The PBOC raised the reverse repo rate by 10 basis points on Thursday, and injected 303 billion yuan (US$44 billion) of funds into 17 of mainland China’s financial institutions via the medium-term lending facility (MLF), setting the six-month MLF rate at 3.05 per cent and the one-year MLF at 3.2 per cent, according to a statement on the central bank’s website.

The MLF tool was first introduced in 2014 to help commercial and policy banks maintain liquidity by allowing them to borrow from the central bank.

The reverse repo, or repurchase, is a process whereby the central bank buys securities from banks through bidding with an agreement to sell them back in the future. The PBOC conducted 80 billion yuan of reverse repos on Thursday.

Photo: AFP
Photo: AFP

The purchase rate for seven-day reverse repos worth 20 billion yuan was set at 2.45 per cent, 10 basis points higher than 2.35 per cent set on Wednesday, while 14-day contracts worth 20 billion yuan were set at 2.6 per cent, up from 2.5 per cent on Wednesday.
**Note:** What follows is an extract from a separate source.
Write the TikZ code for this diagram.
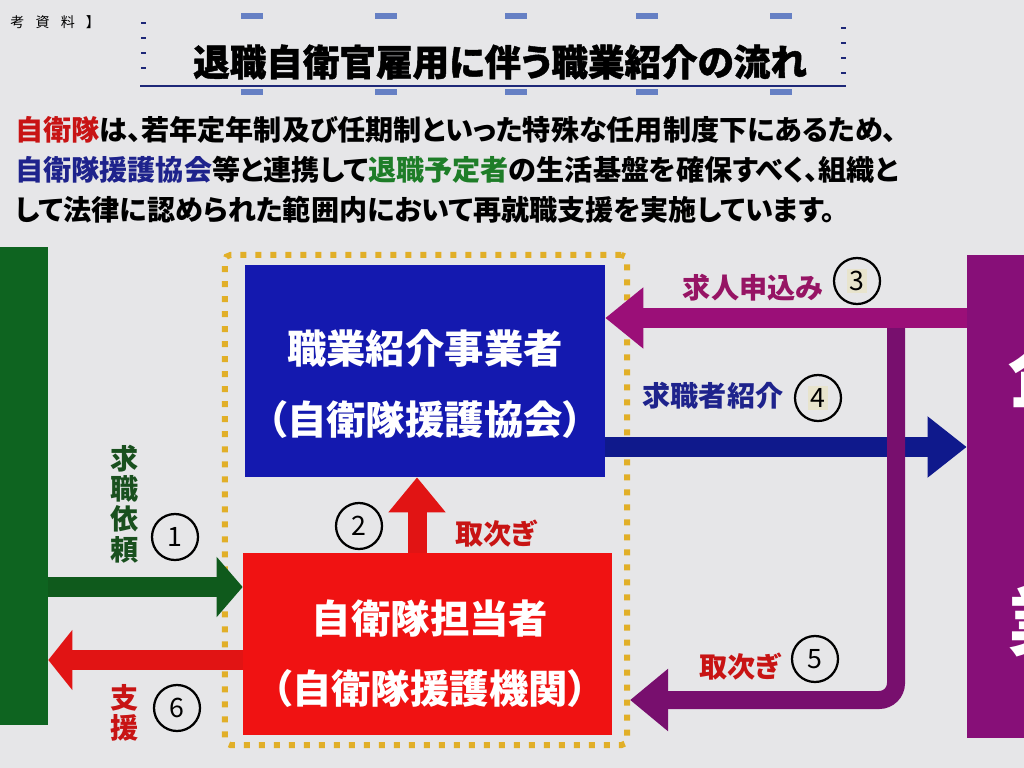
\documentclass[tikz,border=0pt]{standalone}
\usepackage{fontspec}
\setmainfont{Noto Sans CJK JP}[RawFeature=+palt]
\usetikzlibrary{arrows.meta, positioning, calc}

\definecolor{bg}{RGB}{230,230,232}
\definecolor{navy}{RGB}{30,40,120}
\definecolor{blob}{RGB}{60,95,185}
\definecolor{frameyellow}{RGB}{225,175,40}
\definecolor{boxblue}{RGB}{20,25,175}
\definecolor{boxred}{RGB}{240,18,18}
\definecolor{boxgreen}{RGB}{14,100,32}
\definecolor{boxpurple}{RGB}{135,15,120}
\definecolor{arrgreen}{RGB}{15,90,28}
\definecolor{arrred}{RGB}{225,20,20}
\definecolor{arrblue}{RGB}{15,25,140}
\definecolor{arrmagenta}{RGB}{155,15,120}
\definecolor{arrpurple}{RGB}{120,15,110}
\definecolor{txtred}{RGB}{200,20,20}
\definecolor{txtblue}{RGB}{30,35,140}
\definecolor{txtgreen}{RGB}{30,125,40}
\definecolor{lblgreen}{RGB}{25,80,30}
\definecolor{lblmagenta}{RGB}{150,20,100}
\definecolor{numtag}{RGB}{232,228,205}

\newcommand{\tagnum}[1]{{\setlength{\fboxsep}{1.5pt}\colorbox{numtag}{#1}}}

\begin{document}
\begin{tikzpicture}[x=0.025cm, y=-0.025cm,
  box/.style={rectangle, inner sep=0pt},
  boxtext/.style={text=white, align=center, font=\fontsize{28}{50}\selectfont\bfseries},
  arrow/.style={line width=0.5cm, -{Triangle[width=1.47cm,length=#1]}},
  arrow/.default=0.95cm,
  num/.style={circle, draw=black, line width=1.6pt, minimum size=1.15cm, inner sep=0pt, font=\fontsize{19}{19}\selectfont},
  lbl/.style={font=\fontsize{20}{21.5}\selectfont\bfseries, align=center},
  para/.style={anchor=west, inner sep=0pt, font=\fontsize{20}{20}\selectfont\bfseries}]

\useasboundingbox (0,0) rectangle (1024,768);
\fill[bg] (0,0) rectangle (1024,768);

% heading
\node[anchor=west, inner sep=0pt, font=\fontsize{10}{10}\selectfont] (ref) at (10,22) {考\hspace{8pt}資\hspace{8pt}料\hspace{8pt}】};
\node[font=\fontsize{26}{26}\selectfont\bfseries\addfontfeature{FakeBold=1.2}] (title) at (500,62) {退職自衛官雇用に伴う職業紹介の流れ};
\draw[navy, line width=2pt] (140,86) -- (846,86);
\foreach \x in {252,386,516,647,781} {
  \fill[blob, opacity=0.75] (\x-11,13) rectangle (\x+11,19);
  \fill[blob, opacity=0.75] (\x-11,89) rectangle (\x+11,95);
}
\foreach \y in {23,38,53,68} \fill[navy] (141,\y-1) rectangle (146,\y+1);
\foreach \y in {28,43,58,73} \fill[navy] (841,\y-1) rectangle (846,\y+1);

\node[para] (line1) at (15,130) {\textcolor{txtred}{自衛隊}は、若年定年制及び任期制といった特殊な任用制度下にあるため、};
\node[para] (line2) at (15,170) {\textcolor{txtblue}{自衛隊援護協会}等と連携して\textcolor{txtgreen}{退職予定者}の生活基盤を確保すべく、組織と};
\node[para] (line3) at (15,210) {して法律に認められた範囲内において再就職支援を実施しています。};

% boxes
\node[box, fill=boxgreen, minimum width=1.5cm, minimum height=11.95cm] (green) at (18,486) {};
\node[box, fill=boxpurple, minimum width=2.8cm, minimum height=12.08cm] (purple) at (1023,496.5) {};
\node[box, draw=frameyellow, line width=0.15cm, dash pattern=on 0.15cm off 0.225cm, rounded corners=4pt, minimum width=10.05cm, minimum height=12.25cm] (frame) at (426,500) {};
\node[box, fill=boxblue, minimum width=9cm, minimum height=5.3cm] (blue) at (425,371) {};
\node[box, fill=boxred, minimum width=9.225cm, minimum height=4.55cm] (red) at (427.5,644) {};

\node[boxtext] (bluetext) at (425,384) {職業紹介事業者\\（自衛隊援護協会）};
\node[boxtext] (redtext) at (430,654) {自衛隊担当者\\（自衛隊援護機関）};
\node[text=white, font=\fontsize{54}{54}\selectfont\bfseries] (kigyo1) at (1046,372) {企};
\node[text=white, font=\fontsize{54}{54}\selectfont\bfseries] (kigyo2) at (1046,622) {業};

% connectors
\coordinate (up) at (417,0);
\coordinate (split) at (896,318);
\draw[arrgreen, arrow=0.65cm] (green.east |- 0,587) -- (red.west |- 0,587);
\draw[arrred, arrow=0.6cm] (red.west |- 0,660) -- (green.east |- 0,660);
\draw[arrred, line width=0.475cm, -{Triangle[width=1.375cm,length=0.875cm]}] (red.north -| up) -- (blue.south -| up);
\draw[arrblue, arrow=0.98cm] (blue.east |- 0,447) -- (purple.west |- 0,447);
\draw[arrpurple, line width=0.45cm, rounded corners=12, -{Triangle[width=1.5cm,length=0.95cm]}] (split) -- (split |- 0,700) -- (frame.east |- 0,700);
\draw[arrmagenta, arrow] (purple.west |- split) -- (blue.east |- split);

% labels
\node[lbl, text=lblgreen] (l1) at (125,504) {求\\職\\依\\頼};
\node[num] (n1) at (175,537) {1};
\node[num] (n2) at (359,526) {2};
\node[lbl, text=txtred] (l2) at (496,534) {取次ぎ};
\node[lbl, text=lblmagenta] (l3) at (753,288) {求人申込み};
\node[num] (n3) at (857,281) {\tagnum{3}};
\node[lbl, text=txtblue] (l4) at (713,396) {求職者紹介};
\node[num] (n4) at (818,398) {\tagnum{4}};
\node[lbl, text=txtred] (l5) at (740,667) {取次ぎ};
\node[num] (n5) at (815,659) {5};
\node[lbl, text=txtred] (l6) at (125,713) {支\\援};
\node[num] (n6) at (177,708) {6};

\end{tikzpicture}
\end{document}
Contracts of 28-day terms worth 40 billion yuan were set at 2.75 per cent, up from 2.65 Wednesday.

Overnight, the US Fed – for the second time in three months – increased its benchmark interest rate by 25 basis points amid rising confidence for economic growth.

In the afternoon, Reuters cited two sources saying the PBOC also raised the rate of its standing lending facility (SLF) short term loans by 20 basis points to 3.3 per cent.

The PBOC said the move “does not mean any change in the monetary policy stance” in a statement e on its official website on Thursday morning.

It also noted as long as the benchmark lending/deposit rates remain unchanged, the rate movements in the inter-bank market are not equivalent to a “policy rate hike”.

Zhou Hao, an economist at Commerzbank, said the PBOC’s move was mainly adopted to defend the yuan.

We need time to see whether the rate rise in the inter-bank market will pass through to the bank loans Zhou Hao, an economist at Commerzbank

“China’s central bank wants to maintain a relatively high rates of CNY, and this will also increase the cost of shorting CNY, in order to ease the pressure of CNY depreciation,” he said.

“Looking forward, we need time to see whether the rate rise in the inter-bank market will pass through to the bank loans,” he said.

China has to follow the Fed’s moves to “prevent the hit on the real economy by massive capital movement”, said Sun Binbin with Tianfeng Securities, local brokerage house.

Sun said China’s money market rates will increases further if the Fed continues to raise policy rates.

Larry Hu, the China economist at Macquarie Capital in Hong Kong, wrote in a note that the “mini-hike” in China isn likely to continue partly because China’s central bank “doesn’t want to lag behind the curve” when its US and European counterparts move towards tightening.

Following the Fed’s move, the Hong Kong Monetary Authority raised interest rates by the same margin to maintain the stability in the Hong Kong dollar’s peg to the US currency.

The renminbi’s exchange rate should be relatively stable this year even as rising US interest rates contribute to foreign exchange volatility, the PBOC’s governor Zhou Xiaochuan said last week during China’s annual parliamentary meetings. He said China has many monetary policy tools to ensure that policy will remain prudent and neutral.